Things in the world being the way they are these days, I'm concerned about safety. Of course, security levels have been raised in Tokyo. On any given day, if you ride the Yamanote line train, you see a televised notice of heightened security, with an admonishment to report unattended baggage. I read yesterday a news story about plastic wrap placed over trash receptacles in the train stations, taking trash cans out of use for the duration of the president's visit. I've made a couple of trips to the palace to greet the emperor and listen to his New Year's message. It's a long walk and you have to pass through a long tent where you're scanned and scrutinized. Cops in uniform and plainclothes loiter nearby to take you down in a worst-case scenario. I can only imagine the prep for this to be roughly the same. That's how I imagine it, anyway. I hope so.
Having made Japan my home throughout his rise to the White House and for most of duration there, I've come to have a kind of outsider's view of America's mixed reaction to his presidency. A lot of it has been tinged with... well... insanity. American political discourse has been becoming increasingly unhinged and even demented for the longest time. I can remember some pretty nutty things said and done way back in the early 90s, but I think 9/11 only made things worse since the turn of the century. It's as if my country lost its collective mind that day and has never quite gotten it back.

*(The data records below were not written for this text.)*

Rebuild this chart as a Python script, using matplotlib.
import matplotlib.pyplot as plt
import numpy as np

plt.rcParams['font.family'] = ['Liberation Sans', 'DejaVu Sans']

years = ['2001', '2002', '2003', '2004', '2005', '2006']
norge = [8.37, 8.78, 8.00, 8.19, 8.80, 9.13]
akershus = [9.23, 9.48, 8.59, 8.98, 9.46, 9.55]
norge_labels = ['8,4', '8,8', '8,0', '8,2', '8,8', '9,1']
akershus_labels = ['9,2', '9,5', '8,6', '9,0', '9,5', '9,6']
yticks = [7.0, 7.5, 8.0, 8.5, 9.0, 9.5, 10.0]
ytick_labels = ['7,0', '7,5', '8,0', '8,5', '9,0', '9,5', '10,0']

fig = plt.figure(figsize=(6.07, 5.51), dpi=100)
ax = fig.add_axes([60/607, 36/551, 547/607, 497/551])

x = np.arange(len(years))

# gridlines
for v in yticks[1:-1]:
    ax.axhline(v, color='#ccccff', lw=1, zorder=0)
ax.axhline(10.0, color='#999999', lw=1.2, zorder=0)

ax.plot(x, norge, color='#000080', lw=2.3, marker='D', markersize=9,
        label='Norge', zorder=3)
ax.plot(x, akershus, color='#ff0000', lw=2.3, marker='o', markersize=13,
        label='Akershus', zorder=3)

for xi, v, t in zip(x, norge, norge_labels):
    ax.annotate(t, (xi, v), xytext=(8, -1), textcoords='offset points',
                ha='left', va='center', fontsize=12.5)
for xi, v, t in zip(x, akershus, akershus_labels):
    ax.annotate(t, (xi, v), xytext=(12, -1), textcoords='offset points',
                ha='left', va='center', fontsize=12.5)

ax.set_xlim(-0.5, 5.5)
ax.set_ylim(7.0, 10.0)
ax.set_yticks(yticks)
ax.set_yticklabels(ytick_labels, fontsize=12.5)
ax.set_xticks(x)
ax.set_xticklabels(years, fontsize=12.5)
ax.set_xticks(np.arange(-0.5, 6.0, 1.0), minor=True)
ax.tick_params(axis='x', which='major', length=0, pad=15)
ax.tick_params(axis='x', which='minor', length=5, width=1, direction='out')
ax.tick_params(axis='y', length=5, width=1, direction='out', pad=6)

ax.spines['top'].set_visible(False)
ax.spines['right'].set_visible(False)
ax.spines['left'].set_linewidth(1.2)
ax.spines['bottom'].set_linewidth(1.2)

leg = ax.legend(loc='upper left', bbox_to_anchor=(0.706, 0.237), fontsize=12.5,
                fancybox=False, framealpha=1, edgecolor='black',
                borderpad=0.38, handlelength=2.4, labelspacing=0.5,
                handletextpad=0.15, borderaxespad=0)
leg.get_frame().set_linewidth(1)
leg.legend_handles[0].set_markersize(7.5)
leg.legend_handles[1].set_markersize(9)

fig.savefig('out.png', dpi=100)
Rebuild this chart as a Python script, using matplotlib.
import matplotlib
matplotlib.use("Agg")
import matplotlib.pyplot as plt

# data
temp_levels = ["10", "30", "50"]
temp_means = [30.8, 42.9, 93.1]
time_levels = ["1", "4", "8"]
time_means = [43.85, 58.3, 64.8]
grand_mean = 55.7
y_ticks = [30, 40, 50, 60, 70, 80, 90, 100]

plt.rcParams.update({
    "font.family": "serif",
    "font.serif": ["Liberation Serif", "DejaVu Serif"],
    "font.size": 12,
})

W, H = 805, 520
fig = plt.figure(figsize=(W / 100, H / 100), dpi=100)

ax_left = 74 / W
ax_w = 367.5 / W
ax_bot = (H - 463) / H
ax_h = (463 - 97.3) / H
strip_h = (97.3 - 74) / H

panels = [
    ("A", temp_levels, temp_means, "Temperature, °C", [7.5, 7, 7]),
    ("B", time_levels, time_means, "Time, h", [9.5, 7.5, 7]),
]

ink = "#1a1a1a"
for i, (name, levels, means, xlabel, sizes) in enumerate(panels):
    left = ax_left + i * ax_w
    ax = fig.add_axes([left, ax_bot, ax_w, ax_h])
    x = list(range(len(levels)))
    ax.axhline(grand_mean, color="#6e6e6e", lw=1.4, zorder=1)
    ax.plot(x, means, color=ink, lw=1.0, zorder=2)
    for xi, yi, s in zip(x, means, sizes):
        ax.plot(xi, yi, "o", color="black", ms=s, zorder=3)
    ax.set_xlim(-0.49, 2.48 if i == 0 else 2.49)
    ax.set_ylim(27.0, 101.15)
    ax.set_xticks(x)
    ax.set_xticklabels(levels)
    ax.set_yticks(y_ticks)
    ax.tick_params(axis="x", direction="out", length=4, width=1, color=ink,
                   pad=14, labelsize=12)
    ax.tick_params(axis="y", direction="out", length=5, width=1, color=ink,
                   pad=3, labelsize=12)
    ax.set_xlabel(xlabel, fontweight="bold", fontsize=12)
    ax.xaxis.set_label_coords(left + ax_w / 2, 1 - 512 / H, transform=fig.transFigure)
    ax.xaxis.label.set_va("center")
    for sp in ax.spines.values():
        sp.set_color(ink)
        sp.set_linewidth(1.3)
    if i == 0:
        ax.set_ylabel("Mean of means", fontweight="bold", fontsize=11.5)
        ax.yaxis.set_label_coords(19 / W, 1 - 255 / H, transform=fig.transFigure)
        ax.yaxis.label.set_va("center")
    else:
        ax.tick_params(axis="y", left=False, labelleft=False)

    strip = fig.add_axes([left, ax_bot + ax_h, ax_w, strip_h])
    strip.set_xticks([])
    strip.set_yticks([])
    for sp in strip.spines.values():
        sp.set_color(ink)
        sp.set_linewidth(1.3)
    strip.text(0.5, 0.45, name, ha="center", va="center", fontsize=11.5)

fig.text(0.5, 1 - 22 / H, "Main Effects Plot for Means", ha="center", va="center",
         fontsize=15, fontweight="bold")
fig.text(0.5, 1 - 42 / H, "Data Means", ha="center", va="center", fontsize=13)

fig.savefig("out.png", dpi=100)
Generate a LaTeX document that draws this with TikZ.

Hence my delicate opening paragraph gambit up there.
So while his every appearance or statement, no matter how innocuous on the face of it, tends to result in wildly divergent reactions back home, but Barack Obama remains hugely popular here. There's a Japanese town called Obama that's made the most of the name connection, and right after his first election, Gamagori used the "Yes, we can!" catchphrase in a tourist campaign, with an Obama impersonator giving a thumbs-up and telling potential visitors, "Yes, we can enjoy Gamagori!" He's got that indescribable thing, that certain ineffable quality that catches on in Japan, same as Johnny Depp and Lady Gaga. He hasn't barfed on a prime minister. Let's put it that way.

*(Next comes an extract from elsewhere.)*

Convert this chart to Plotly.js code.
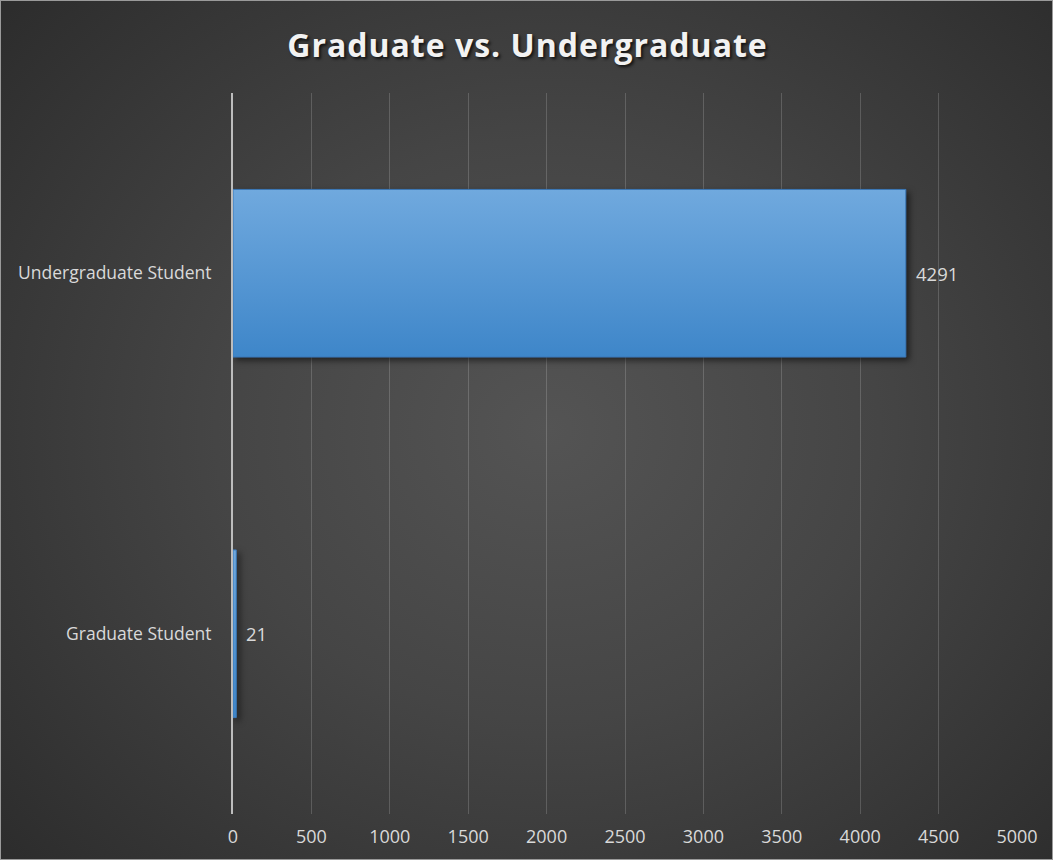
<!DOCTYPE html>
<html>
<head>
<meta charset="utf-8">
<script src="https://cdn.plot.ly/plotly-3.0.1.min.js"></script>
<style>
  html, body { margin: 0; padding: 0; }
  body {
    width: 1053px; height: 860px; overflow: hidden;
    background: radial-gradient(ellipse 70% 75% at 52% 50%, #545454 0%, #454545 45%, #2c2c2c 100%);
  }
  #chart { width: 1053px; height: 860px; box-sizing: border-box; border: 1px solid #9a9a9a; }
  #chart .gtitle { letter-spacing: 1px; }
  #chart .bars .point path { filter: drop-shadow(3px 3px 3px rgba(0,0,0,0.55)); }
</style>
</head>
<body>
<svg width="0" height="0" style="position:absolute">
  <defs>
    <linearGradient id="barGrad" x1="0" y1="0" x2="0" y2="1">
      <stop offset="0%" stop-color="#70a9de"/>
      <stop offset="100%" stop-color="#3e86c9"/>
    </linearGradient>
  </defs>
</svg>
<div id="chart"></div>
<script>
const categories = ['Graduate Student', 'Undergraduate Student'];
const counts = [21, 4291];
const xTicks = [0, 500, 1000, 1500, 2000, 2500, 3000, 3500, 4000, 4500, 5000];
const chartTitle = 'Graduate vs. Undergraduate';

const labelFont = { family: 'Open Sans, sans-serif', size: 17.5, color: '#d9d9d9' };

const trace = {
  type: 'bar',
  orientation: 'h',
  x: counts,
  y: categories,
  marker: { color: '#5a9ad9', line: { color: '#3b78b8', width: 1 } },
  hoverinfo: 'x+y'
};

const annotations = counts.map((v, i) => ({
  x: v, y: categories[i], xref: 'x', yref: 'y',
  text: String(v), showarrow: false, xanchor: 'left', xshift: 8,
  font: { family: 'Open Sans, sans-serif', size: 18.5, color: '#d9d9d9' }
}));

const layout = {
  width: 1053, height: 860,
  margin: { l: 232, r: 37, t: 92, b: 47 },
  paper_bgcolor: 'rgba(0,0,0,0)',
  plot_bgcolor: 'rgba(0,0,0,0)',
  title: {
    text: chartTitle,
    x: 0.5, xanchor: 'center', y: 0.948, yanchor: 'middle',
    font: { family: 'Open Sans, sans-serif', size: 32, color: '#f2f2f2', weight: 700,
            shadow: '2px 2px 3px rgba(0,0,0,0.7)' }
  },
  bargap: 0.535,
  showlegend: false,
  xaxis: {
    range: [0, 5000],
    tickvals: xTicks,
    ticktext: xTicks.map(String),
    showgrid: true,
    gridcolor: 'rgba(255,255,255,0.17)',
    gridwidth: 1,
    zeroline: false,
    showline: false,
    ticks: '',
    tickfont: { family: 'Open Sans, sans-serif', size: 18, color: '#d9d9d9' },
    ticklabelstandoff: 10,
    fixedrange: true
  },
  yaxis: {
    type: 'category',
    range: [-0.5, 1.5],
    showgrid: false,
    showline: true,
    linecolor: '#bdbdbd',
    linewidth: 2,
    ticks: '',
    tickfont: labelFont,
    ticklabelstandoff: 16,
    fixedrange: true
  },
  annotations: annotations
};

Plotly.newPlot('chart', [trace], layout, { displayModeBar: false, staticPlot: true }).then(gd => {
  gd.querySelectorAll('.bars .point path').forEach(p => {
    p.style.fill = 'url(#barGrad)';
  });
});
</script>
</body>
</html>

Left, right, middle-of-the-road, whatever you think me, my main feeling is I'm always happy when a fellow American makes a stop here in Japan. Whether it's some director shilling for a movie or a president pushing an agenda, I'm just glad they're going to have a chance to see the thrilling sights of Tokyo at night, to have some sushi, to spend a little time checking out the place where I've chosen to make my life. When I saw the photo of Mr. Abe and Mr. Obama tie-less on their way to a meal together at world-famous Jiro's, I could put aside whatever political disagreements or objections I have with their policies and identify with them as people.
On the other hand, I fully endorse their tie-less look. Anyway, as an American, I welcome the president to Japan. Have a fun time, absorb the sights and sounds, tell the world how delicious that sushi was and all the best.